I smiled and said, "Thanks." But, fortunately for me - and for the boy - it went no farther.
In today's first reading we hear about a couple who actually did turn their son over to the care of a priest. Especially for the mother it must have been a great sacrifice. Hannah prayed many years for a child and was of advanced age when she and Elkanah conceived Samuel. After nursing him (three years, as was the custom) she informed her husband she was taking the boy to the sanctuary for him to become a "perpetual nazirite." (1 Sam 1:22)
Now this seems like the oddest reading for Holy Family Sunday. It tells about the apparent breakup of a nuclear family.
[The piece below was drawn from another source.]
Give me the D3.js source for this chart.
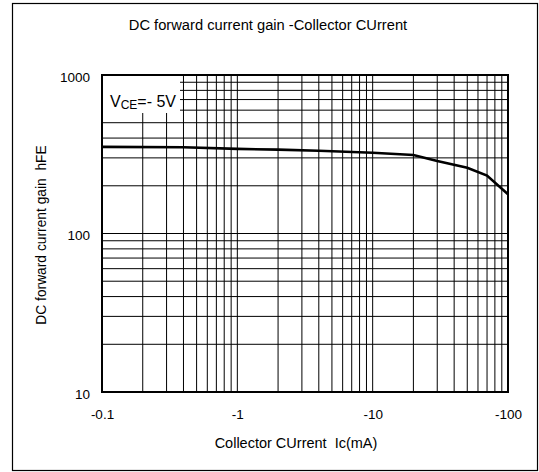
<!DOCTYPE html>
<html>
<head>
<meta charset="utf-8">
<script src="https://cdn.jsdelivr.net/npm/d3@7"></script>
<style>
  body { margin: 0; background: #fff; }
  text { font-family: "Liberation Sans", Arial, sans-serif; fill: #000; }
</style>
</head>
<body>
<svg width="539" height="472"></svg>
<script>
// curve (|Ic| in mA, hFE)
const currents = [0.1, 0.4, 1, 2, 4, 10, 20, 30, 50, 70, 100];
const gains = [352, 350, 342, 338, 333, 323, 313, 287, 260, 232, 177];

const xTicks = [0.1, 1, 10, 100];
const xTickLabels = ["-0.1", "-1", "-10", "-100"];
const yTicks = [10, 100, 1000];

const svg = d3.select("svg"),
    margin = { left: 102, right: 31, top: 75, bottom: 80 },
    width = +svg.attr("width"),
    height = +svg.attr("height");

// outer frame
svg.append("rect")
  .attr("x", 12.5).attr("y", 3.5)
  .attr("width", 525).attr("height", 467)
  .attr("fill", "none").attr("stroke", "#000").attr("stroke-width", 1.2);

const x = d3.scaleLog().domain([0.1, 100]).range([margin.left, width - margin.right]);
const y = d3.scaleLog().domain([10, 1000]).range([height - margin.bottom, margin.top]);

// minor positions 1..9 per decade
const xGrid = d3.range(-1, 2).flatMap(e => d3.range(1, 10).map(m => m * Math.pow(10, e)));
const yGrid = d3.range(1, 3).flatMap(e => d3.range(1, 10).map(m => m * Math.pow(10, e)));

const grid = svg.append("g").attr("stroke", "#000").attr("stroke-width", 1);
grid.selectAll(".vx").data(xGrid.slice(1)).enter().append("line")
  .attr("x1", d => x(d)).attr("x2", d => x(d))
  .attr("y1", y(10)).attr("y2", y(1000));
grid.selectAll(".hy").data(yGrid.slice(1)).enter().append("line")
  .attr("x1", x(0.1)).attr("x2", x(100))
  .attr("y1", d => y(d)).attr("y2", d => y(d));

// plot border
svg.append("rect")
  .attr("x", x(0.1)).attr("y", y(1000))
  .attr("width", x(100) - x(0.1)).attr("height", y(10) - y(1000))
  .attr("fill", "none").attr("stroke", "#000").attr("stroke-width", 2);

// curve
const line = d3.line()
  .x((d, i) => x(currents[i]))
  .y(d => y(d));
svg.append("path")
  .datum(gains)
  .attr("d", line)
  .attr("fill", "none")
  .attr("stroke", "#000")
  .attr("stroke-width", 2.6);

// VCE label box
svg.append("rect")
  .attr("x", x(0.1) + 1).attr("y", y(1000) + 1)
  .attr("width", 77).attr("height", 37)
  .attr("fill", "#fff");
const vce = svg.append("text")
  .attr("x", x(0.1) + 8).attr("y", y(1000) + 31.5)
  .attr("font-size", 16);
vce.append("tspan").text("V");
vce.append("tspan").attr("font-size", 12).attr("dy", 2).text("CE");
vce.append("tspan").attr("dy", -2).text("=- 5V");

// axes (labels only, lines come from the grid/border)
const xAxis = svg.append("g")
  .attr("transform", `translate(0,${y(10)})`)
  .call(d3.axisBottom(x).tickValues(xTicks)
    .tickFormat((d, i) => xTickLabels[i]).tickSize(0).tickPadding(17));
const yAxis = svg.append("g")
  .attr("transform", `translate(${x(0.1)},0)`)
  .call(d3.axisLeft(y).tickValues(yTicks)
    .tickFormat(d3.format("d")).tickSize(0).tickPadding(12));
[xAxis, yAxis].forEach(a => {
  a.select(".domain").remove();
  a.selectAll("text").attr("font-size", 13.5)
    .attr("font-family", "Liberation Sans, Arial, sans-serif");
});
yAxis.selectAll("text").attr("dy", "0.45em");

svg.append("text")
  .attr("x", 268).attr("y", 30)
  .attr("text-anchor", "middle").attr("font-size", 14.7)
  .text("DC forward current gain -Collector CUrrent");

svg.append("text")
  .attr("x", 296).attr("y", 448)
  .attr("text-anchor", "middle").attr("font-size", 14.5)
  .style("white-space", "pre")
  .text("Collector CUrrent  Ic(mA)");

svg.append("text")
  .attr("transform", "translate(46,235) rotate(-90)")
  .attr("text-anchor", "middle").attr("font-size", 13.8)
  .style("white-space", "pre")
  .text("DC forward current gain  hFE");
</script>
</body>
</html>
But that would be a quite superficial interpretation. What is happening is not disintegration, but unity on a much deeper level. I'm convinced that if we are going to save the family (and we must if the Church and society is to have a future) we need to first recognize something worth more than even the family. The Catechism states it succinctly:
That's what today's Old Testament lesson - and Gospel - are about. In the latter (Lk 2:41-52) we have another reading which at first seems jarring for a Sunday emphasizing family. The twelve year old Jesus separates himself from his mother and guardian for three days, causing them an anguish most of us can barely imagine. Perhaps parents whose child has disappear may understand the torture: Was he kidnapped? Did he run away? Is he alive or dead? Certainly being an only child intensifies the distress.
I cannot explain why Jesus did this to his parents. Somehow it must relate to the Pascal Mystery which also involved "three days." Mary did not get an answer which satisfied her. Rather she "kept all these things in her heart." (Lk 2:51)
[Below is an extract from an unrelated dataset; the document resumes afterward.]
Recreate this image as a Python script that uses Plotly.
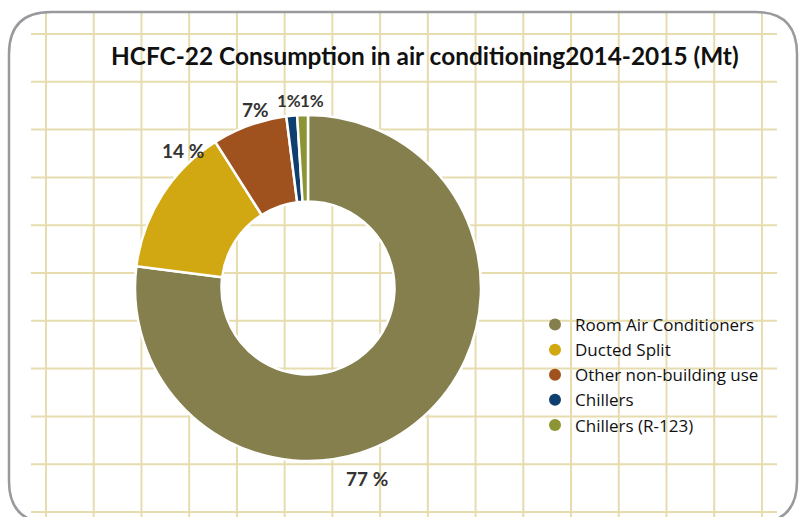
import plotly.graph_objects as go

# ---- data ----
categories = ["Room Air Conditioners", "Ducted Split", "Other non-building use", "Chillers", "Chillers (R-123)"]
shares = [77, 14, 7, 1, 1]
label_sep = [" ", " ", "", "", ""]
title_text = "HCFC-22 Consumption in air conditioning2014-2015 (Mt)"

# ---- style ----
colors = ["#857f4e", "#d2a812", "#a0521e", "#0f3f6e", "#8c9433"]
label_pos_px = [(367, 478), (183, 150), (255, 110), (289, 100), (312, 100)]
label_sizes = [19, 19, 19, 17, 17]

W, H = 799, 517
def px(x):
    return x / W
def py(y):
    return 1 - y / H

fig = go.Figure()

cx, cy, R = 308, 288, 173
fig.add_trace(go.Pie(
    labels=categories, values=shares, sort=False, direction="clockwise", rotation=0,
    hole=0.5, marker=dict(colors=colors, line=dict(color="white", width=2.5)),
    textinfo="none", showlegend=False, hoverinfo="label+percent",
    domain=dict(x=[px(cx - R), px(cx + R)], y=[py(cy + R), py(cy - R)]),
))

# legend entries with circle markers
for name, c in zip(categories, colors):
    fig.add_trace(go.Scatter(x=[None], y=[None], mode="markers", name=name,
                             marker=dict(symbol="circle", size=12, color=c)))

shapes = []
grid_col = "#e6dcae"
# vertical grid lines
for k in range(16):
    x = 46 + 47.73 * k
    shapes.append(dict(type="line", xref="paper", yref="paper", x0=px(x), x1=px(x),
                       y0=py(13), y1=py(517), line=dict(color=grid_col, width=2), layer="below"))
# horizontal grid lines
for k in range(11):
    y = 34 + 47.8 * k
    shapes.append(dict(type="line", xref="paper", yref="paper", x0=px(31), x1=px(777),
                       y0=py(y), y1=py(y), line=dict(color=grid_col, width=2), layer="below"))

# rounded border
L, T, Rr, B, r = 9, 12, 797, 523, 42
def P(x, y):
    return f"{px(x):.5f},{py(y):.5f}"
path = (f"M {P(L+r,T)} L {P(Rr-r,T)} Q {P(Rr,T)} {P(Rr,T+r)} L {P(Rr,B-r)} "
        f"Q {P(Rr,B)} {P(Rr-r,B)} L {P(L+r,B)} Q {P(L,B)} {P(L,B-r)} L {P(L,T+r)} "
        f"Q {P(L,T)} {P(L+r,T)} Z")
shapes.append(dict(type="path", xref="paper", yref="paper", path=path,
                   line=dict(color="#9a9a9e", width=2.5), layer="above"))

annotations = []
for v, sep, (lx, ly), fs in zip(shares, label_sep, label_pos_px, label_sizes):
    annotations.append(dict(x=px(lx), y=py(ly), xref="paper", yref="paper", showarrow=False,
                            text=f"<b>{v}{sep}%</b>", font=dict(size=fs, color="#333333", family="Lato"),
                            xanchor="center", yanchor="middle"))
annotations.append(dict(x=px(425), y=py(55), xref="paper", yref="paper", showarrow=False,
                        text=f"<b>{title_text}</b>", font=dict(size=24.4, color="#111111", family="Lato"),
                        xanchor="center", yanchor="middle"))

fig.update_layout(
    width=W, height=H, margin=dict(l=0, r=0, t=0, b=0),
    paper_bgcolor="white", plot_bgcolor="rgba(0,0,0,0)",
    xaxis=dict(visible=False), yaxis=dict(visible=False),
    shapes=shapes, annotations=annotations,
    legend=dict(x=px(535), y=py(307), xanchor="left", yanchor="top",
                bgcolor="rgba(0,0,0,0)", font=dict(size=17, color="#111111", family="Open Sans"),
                itemwidth=30, tracegroupgap=0),
)

fig.write_html("out.html", config={"displayModeBar": False},
               post_script="document.body.style.margin='0';document.body.style.overflow='hidden';")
Now Jesus is clearly not teaching impertinence. Just the opposite. The only description we have of his next years is that he "was obedient to them." But at that moment he had to be in his Father's house. (v. 49) The terrible suffering in that scene can only be understood in relation to a tie that truly is absolute.
If we are going to save the family - and indeed begin to understand the sufferings of our lives - we must put God first. And consider the time spent in our "Father's house" as the most valuable of all.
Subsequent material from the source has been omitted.